Development of the CEPC analog hadron calorimeter prototype
Yukun Shi, Anshun Zhou, Hao Liu, Jiechen Jiang, Yanyun Duan, Yunlong Zhang, Zhongtao Shen, Jianbei Liu, Boxiang Yu, Shu Li, Haijun Yang, Yong Liu, Liang Li, Zhen Wang, Siyuan Song, Dejing Du, Jiaxuan Wang, Junsong Zhang, Quan Ji
TL;DR
The paper reports the design, construction, and commissioning of a 40-layer analogue hadron calorimeter (AHCAL) prototype for the Circular Electron Positron Collider (CEPC), intended to support particle flow algorithm (PFA)–based jet reconstruction. It details the 40×40×3 mm^3 scintillator tiles read out by silicon photomultipliers (SiPMs) and SPIROC2E ASICs, the 40 absorber plates, and the 12,960-channel readout and calibration infrastructure (HBUs, DIFs, DAQ, LEDs, and temperature sensors). Electronic and cosmic-ray tests demonstrate pedestal stability, gain calibration, and a typical MIP response near 17 photoelectrons with ~97% per-layer efficiency, validating readiness for the beam tests conducted in 2022–2023. Beam-test data are anticipated to deepen understanding of hadron showers and to validate the PFA approach, ultimately guiding refinements to the CEPC detector design.
Abstract
The Circular Electron Positron Collider (CEPC) is a next-generation electron$-$positron collider proposed for the precise measurement of the properties of the Higgs boson.
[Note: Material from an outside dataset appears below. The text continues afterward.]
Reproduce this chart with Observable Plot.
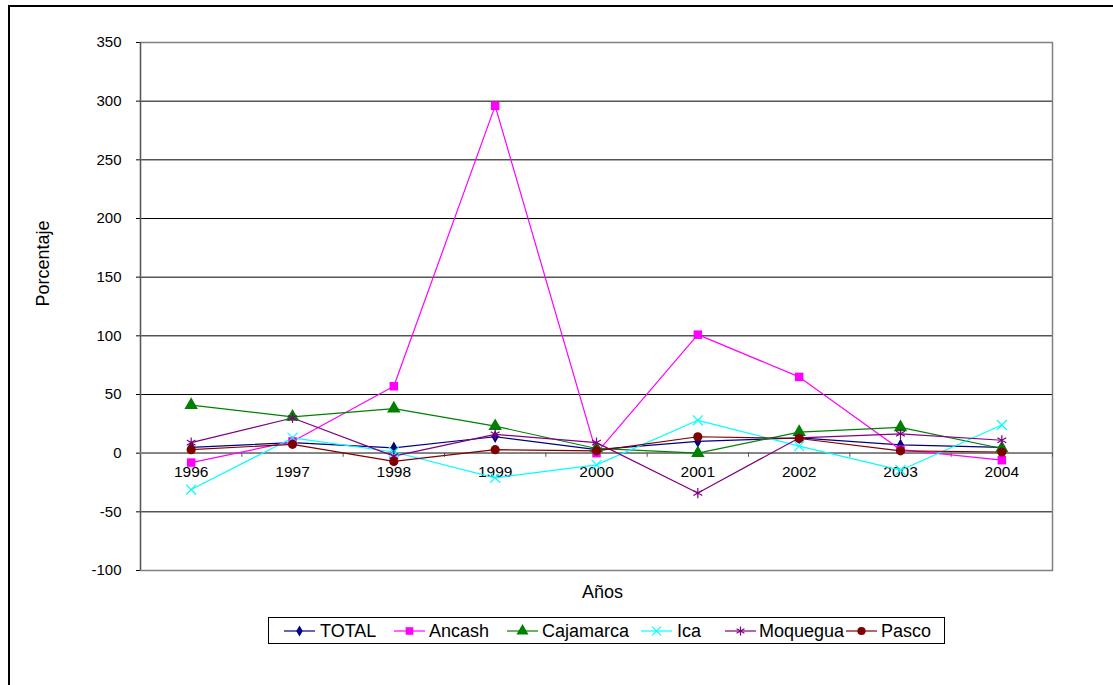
<!DOCTYPE html>
<html><head><meta charset="utf-8">
<script src="https://cdn.jsdelivr.net/npm/d3@7"></script>
<script src="https://cdn.jsdelivr.net/npm/@observablehq/plot@0.6"></script>
<style>
body{margin:0;background:#fff;font-family:Arial,"Liberation Sans",sans-serif;}
#wrap{position:relative;width:1113px;height:685px;overflow:hidden;background:#fff;}
#outer{position:absolute;left:8px;top:5px;width:1200px;height:800px;border-left:2px solid #000;border-top:2px solid #000;}
#chart{position:absolute;left:0;top:0;}
#legend{position:absolute;left:268px;top:617px;width:675px;height:25px;border:1px solid #000;background:#fff;}
.samp{position:absolute;top:5px;}
.lab{position:absolute;top:0;height:25px;line-height:26px;font-size:18px;white-space:nowrap;}
</style></head><body>
<div id="wrap"><div id="outer"></div><div id="chart"></div><div id="legend"></div></div>
<script>
// ---- data ----
const years = [1996, 1997, 1998, 1999, 2000, 2001, 2002, 2003, 2004];
const seriesNames = ["TOTAL", "Ancash", "Cajamarca", "Ica", "Moquegua", "Pasco"];
const total     = [5, 9, 4.5, 14, 3, 10, 13, 7, 5];
const ancash    = [-8, 10, 57, 296, 0, 101, 65, 3, -6];
const cajamarca = [41, 31, 38, 23, 4, 0, 18, 22, 4];
const ica       = [-31, 13, 1, -21, -10, 28, 6, -14.5, 24];
const moquegua  = [9, 30, -2.5, 16, 9, -34, 13, 16.5, 11];
const pasco     = [3, 7.5, -7, 3, 2, 14, 12.5, 2, 1];
const yTicks = [-100, -50, 0, 50, 100, 150, 200, 250, 300, 350];
const yTitle = "Porcentaje";
const xTitle = "Años";

// ---- styles ----
const seriesValues = [total, ancash, cajamarca, ica, moquegua, pasco];
const colors  = ["#000080", "#FF00FF", "#008000", "#00FFFF", "#800080", "#800000"];
const symbols = ["diamond", "square", "triangle", "times", "asterisk", "circle"];
const filled  = [true, true, true, false, false, true];
const sizes   = [3.8, 4.8, 5, 4.6, 4.8, 4.6];
const d3Sym = {diamond: d3.symbolDiamond, square: d3.symbolSquare, triangle: d3.symbolTriangle,
               times: d3.symbolTimes, asterisk: d3.symbolAsterisk, circle: d3.symbolCircle};

const rows = seriesNames.flatMap((s, k) => years.map((yr, i) => ({series: s, year: yr, value: seriesValues[k][i]})));
const edges = [years[0] - 0.5, ...years.map(y => y + 0.5)];
const tickDepth = -3.5;

const seriesMarks = [];
seriesNames.forEach((s, k) => {
  const data = rows.filter(r => r.series === s);
  seriesMarks.push(Plot.line(data, {x: "year", y: "value", stroke: colors[k], strokeWidth: 1.2}));
});
seriesNames.forEach((s, k) => {
  const data = rows.filter(r => r.series === s);
  seriesMarks.push(Plot.dot(data, filled[k]
    ? {x: "year", y: "value", symbol: () => symbols[k], r: sizes[k], fill: colors[k], stroke: "none"}
    : {x: "year", y: "value", symbol: () => symbols[k], r: sizes[k], fill: "none", stroke: colors[k], strokeWidth: 1.2}));
});

const chart = Plot.plot({
  width: 1113, height: 685,
  marginLeft: 140, marginRight: 61, marginTop: 42, marginBottom: 115,
  style: {fontFamily: "Arial, 'Liberation Sans', sans-serif", fontSize: "15px", color: "#000", background: "transparent"},
  symbol: {type: "identity"},
  x: {domain: [edges[0], edges[edges.length - 1]], axis: null},
  y: {domain: [yTicks[0], yTicks[yTicks.length - 1]], ticks: yTicks, tickSize: 4, tickPadding: 15, label: null, tickFormat: d => String(d)},
  marks: [
    Plot.ruleY(yTicks, {stroke: "#000", strokeWidth: 1}),
    Plot.frame({stroke: "#808080", strokeWidth: 1.5}),
    Plot.ruleX([edges[0]], {stroke: "#555", strokeWidth: 1.2}),
    Plot.ruleY([0], {stroke: "#808080", strokeWidth: 1.8}),
    Plot.ruleX(edges.slice(1), {x: d => d, y1: 0, y2: tickDepth, stroke: "#555"}),
    Plot.text(years, {x: d => d, y: 0, dy: 19, text: d => String(d), fontSize: 15.5, fill: "#000"}),
    ...seriesMarks,
    Plot.text([yTitle], {frameAnchor: "left", dx: -97, rotate: -90, fontSize: 18, fill: "#000"}),
    Plot.text([xTitle], {frameAnchor: "bottom", dy: 22, dx: 6, lineAnchor: "middle", fontSize: 18, fill: "#000"})
  ]
});
document.getElementById("chart").appendChild(chart);

// ---- legend ----
const legend = document.getElementById("legend");
const sampX = [15, 125, 238, 372, 456, 577];
const labX  = [51, 160, 273, 408, 490, 612];
seriesNames.forEach((s, k) => {
  const sym = d3.symbol(d3Sym[symbols[k]], Math.PI * sizes[k] * sizes[k] * 0.8)();
  const svg = `<svg class="samp" style="left:${sampX[k]}px" width="31" height="16" viewBox="0 0 31 16">
    <line x1="0" y1="8" x2="31" y2="8" stroke="${colors[k]}" stroke-width="1.2"/>
    <path transform="translate(15.5,8)" d="${sym}" fill="${filled[k] ? colors[k] : 'none'}" stroke="${filled[k] ? 'none' : colors[k]}" stroke-width="1.2"/></svg>`;
  legend.insertAdjacentHTML("beforeend", svg + `<span class="lab" style="left:${labX[k]}px">${s}</span>`);
});
</script>
</body></html>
To emphasize boson separation and jet reconstruction, the baseline design of the CEPC detector was guided by the particle flow algorithm (PFA) concept. As one of the calorimeter options, the analogue hadron calorimeter (AHCAL) was proposed. The CEPC AHCAL comprises a 40-layer sandwich structure using steel plates as absorbers and scintillator tiles coupled with silicon photomultipliers (SiPM) as sensitive units. To validate the feasibility of the AHCAL option, a series of studies were conducted to develop a prototype. This AHCAL prototype underwent an electronic test and a cosmic ray test to assess its performance and ensure it was ready for three beam tests performed in 2022 and 2023. The test beam data is currently under analysis, and the results are expected to deepen our understanding of hadron showers, validate the concept of Particle Flow Algorithm (PFA), and ultimately refine the design of the CEPC detector.